Now we construct the request to the service with req = urllib2.Request(url, None, headers). url is the URL that we created above, None tells the method that we are not passing any extra parameters that are not in the query string of the URL, and headers is the user-agent information identifying to the API where the request is coming from. At this point, no data is being transmitted.

To make the request for information, we use resp = urllib2.urlopen(req).read().decode('utf-8'). This line tells the urllib2 package to open a connection to the API as specified in the Request (req) object we just created, then read what is sent back and decode the information to a particular string format. resp now contains a string representation of a JSON object detailing the features returned by the request to the API. The json.loads(resp) line just tells the system that we want the response changed to a JSON object in the script.

Now that we know how the requesting works, we have the code that actually calls this method to make the requests. First we obtain the first page of the data (pages are described above) with the line firstPage = getWheelmapNodes(8.638939,49.397075,8.727843,49.429415,1,None).

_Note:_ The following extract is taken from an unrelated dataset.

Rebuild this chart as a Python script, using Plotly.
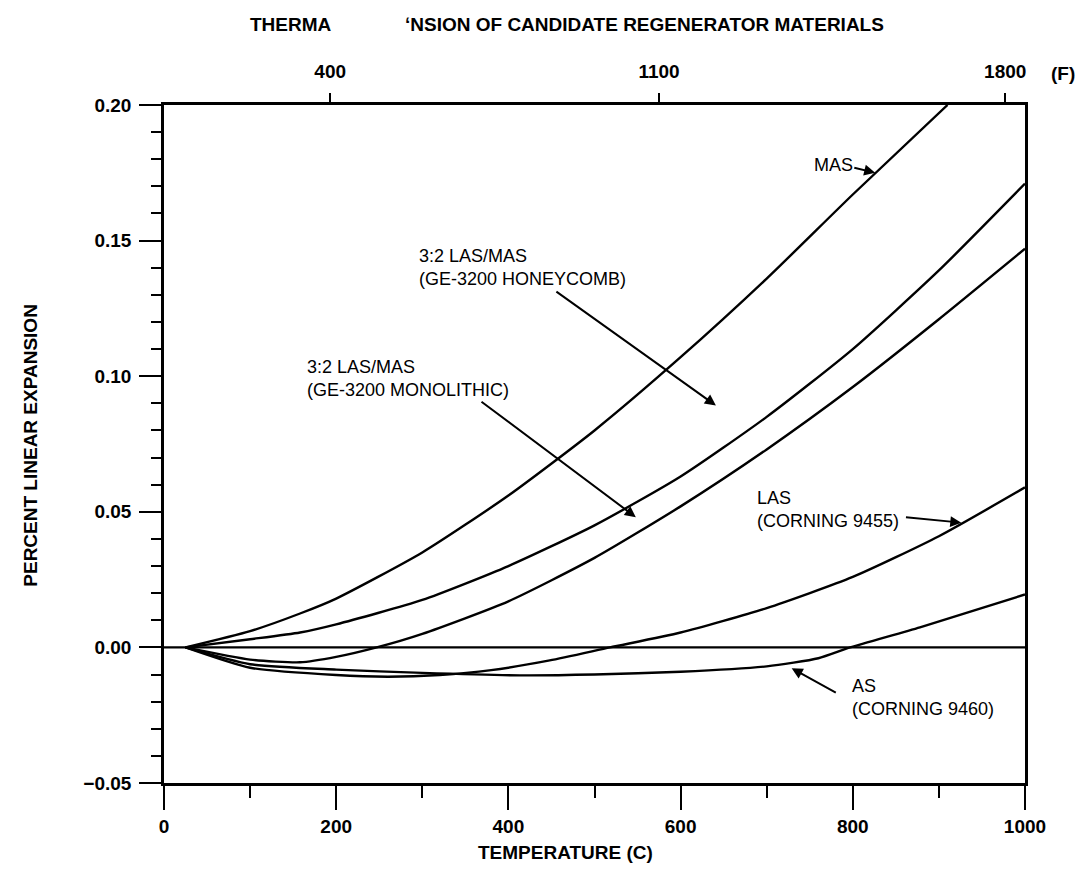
import plotly.graph_objects as go

# ---------------- data (temperature in C, percent linear expansion) -------------
mas_t = [25, 100, 158, 200, 300, 400, 500, 600, 700, 800, 910]
mas_v = [0.0, 0.006, 0.0125, 0.018, 0.035, 0.056, 0.080, 0.107, 0.136, 0.167, 0.200]

honey_t = [25, 100, 158, 200, 300, 400, 500, 600, 700, 800, 900, 1000]
honey_v = [0.0, 0.003, 0.0055, 0.0085, 0.0175, 0.030, 0.045, 0.063, 0.085, 0.110, 0.139, 0.171]

mono_t = [25, 100, 158, 200, 247, 300, 400, 500, 600, 700, 800, 900, 1000]
mono_v = [0.0, -0.0045, -0.0055, -0.0035, 0.0, 0.005, 0.017, 0.033, 0.052, 0.073, 0.096, 0.121, 0.147]

las_t = [25, 100, 200, 260, 320, 380, 448, 518, 600, 700, 800, 900, 1000]
las_v = [0.0, -0.0075, -0.0102, -0.0108, -0.0102, -0.0084, -0.0048, 0.0, 0.0055, 0.0145, 0.026, 0.041, 0.059]

as_t = [25, 100, 200, 300, 413, 500, 600, 700, 760, 797, 878, 1000]
as_v = [0.0, -0.0062, -0.0082, -0.0094, -0.0103, -0.0100, -0.0090, -0.0070, -0.0040, 0.0, 0.0074, 0.0195]

zero_t = [0, 1000]
zero_v = [0.0, 0.0]

x_ticks = [0, 200, 400, 600, 800, 1000]
y_ticks = [-0.05, 0.0, 0.05, 0.10, 0.15, 0.20]
y_tick_text = ["\u22120.05", "0.00", "0.05", "0.10", "0.15", "0.20"]
top_tick_pos = [193, 575, 977]
top_tick_text = ["400", "1100", "1800"]

# ---------------- figure ------------------------------------------------------
LINE = dict(color="black", width=2.4, shape="spline", smoothing=0.6)
fig = go.Figure()
for t, v in [(mas_t, mas_v), (honey_t, honey_v), (mono_t, mono_v),
             (las_t, las_v), (as_t, as_v)]:
    fig.add_trace(go.Scatter(x=t, y=v, mode="lines", line=LINE,
                             showlegend=False, hoverinfo="skip"))
fig.add_trace(go.Scatter(x=zero_t, y=zero_v, mode="lines",
                         line=dict(color="black", width=2.2), showlegend=False,
                         hoverinfo="skip"))
fig.add_trace(go.Scatter(x=[0, 1000], y=[None, None], xaxis="x2",
                         showlegend=False, hoverinfo="skip"))

BOLD = dict(family="Liberation Sans", size=19, color="black", weight="bold")
TXT = dict(family="Liberation Sans", size=18, color="black")

fig.update_layout(
    width=1079, height=884,
    margin=dict(l=164, r=54, t=105, b=101),
    paper_bgcolor="white", plot_bgcolor="white",
    xaxis=dict(range=[0, 1000], tickvals=x_ticks, ticks="outside", ticklen=24,
               tickwidth=2.2, tickcolor="black", showline=True, linecolor="black",
               linewidth=2.6, showgrid=False, zeroline=False, tickfont=BOLD,
               ticklabelstandoff=0,
               minor=dict(dtick=100, ticks="outside", ticklen=12, tickwidth=2,
                          tickcolor="black", showgrid=False)),
    xaxis2=dict(range=[0, 1000], overlaying="x", side="top", tickvals=top_tick_pos,
                ticktext=top_tick_text, ticks="outside", ticklen=9, tickwidth=2,
                tickcolor="black", showline=True, linecolor="black", linewidth=2.6,
                showgrid=False, zeroline=False, tickfont=BOLD,
                ticklabelstandoff=8),
    yaxis=dict(range=[-0.05, 0.20], tickvals=y_ticks, ticktext=y_tick_text,
               ticks="outside", ticklen=22, tickwidth=2.2, tickcolor="black",
               showline=True, linecolor="black", linewidth=2.6, mirror=True,
               showgrid=False, zeroline=False, tickfont=BOLD,
               ticklabelstandoff=4,
               minor=dict(dtick=0.01, ticks="outside", ticklen=10, tickwidth=2,
                          tickcolor="black", showgrid=False)),
)

ann = []
# title (damaged in original)
ann.append(dict(text="THERMA", xref="paper", yref="paper", x=0.0976, y=1.118,
                xanchor="left", yanchor="middle", showarrow=False, font=BOLD))
ann.append(dict(text="\u02bbNSION OF CANDIDATE REGENERATOR MATERIALS", xref="paper",
                yref="paper", x=0.2776, y=1.118, xanchor="left", yanchor="middle",
                showarrow=False, font=BOLD))
ann.append(dict(text="(F)", xref="paper", yref="paper", x=1.044, y=1.047,
                xanchor="center", yanchor="middle", showarrow=False, font=BOLD))
ann.append(dict(text="PERCENT LINEAR EXPANSION", xref="paper", yref="paper",
                x=-0.156, y=0.4985, textangle=-90, xanchor="center",
                yanchor="middle", showarrow=False, font=BOLD))
ann.append(dict(text="TEMPERATURE (C)", xref="paper", yref="paper", x=0.466,
                y=-0.103, xanchor="center", yanchor="middle", showarrow=False,
                font=BOLD))

# curve labels (text, left x in C, centre y)
labels = [
    ("MAS", 753, 0.178),
    ("3:2 LAS/MAS<br>(GE-3200 HONEYCOMB)", 294, 0.140),
    ("3:2 LAS/MAS<br>(GE-3200 MONOLITHIC)", 164, 0.099),
    ("LAS<br>(CORNING 9455)", 686, 0.051),
    ("AS<br>(CORNING 9460)", 797, -0.0185),
]
for txt, x, y in labels:
    ann.append(dict(text=txt, x=x, y=y, xref="x", yref="y", xanchor="left",
                    yanchor="middle", align="left", showarrow=False, font=TXT))

# arrows (tail x, tail y, head x, head y)
arrows = [
    (800, 0.177, 826, 0.175),
    (454, 0.1316, 641, 0.0892),
    (367, 0.091, 548, 0.048),
    (860, 0.048, 926, 0.046),
    (782, -0.017, 729, -0.0077),
]
for ax_, ay_, x, y in arrows:
    ann.append(dict(text="", x=x, y=y, ax=ax_, ay=ay_, xref="x", yref="y",
                    axref="x", ayref="y", showarrow=True, arrowhead=2,
                    arrowsize=1.1, arrowwidth=2, arrowcolor="black"))

fig.update_layout(annotations=ann)
fig.write_html("out.html")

Once we have data from the request, we need to see if there are any additional pages that need to be read. We get this information using numPages = firstPage['meta']['num_pages']. This looks into the JSON data we got from the response, finds a JSON object called 'meta' and then gets the value of the 'num_pages' property. Now that we have the number of pages, the next few lines repeat the request process until all pages have been stored in the pagedData array.

The final stage of reading from the API is to go through all the data we have obtained and convert them into WheelmapItems for easier use later on.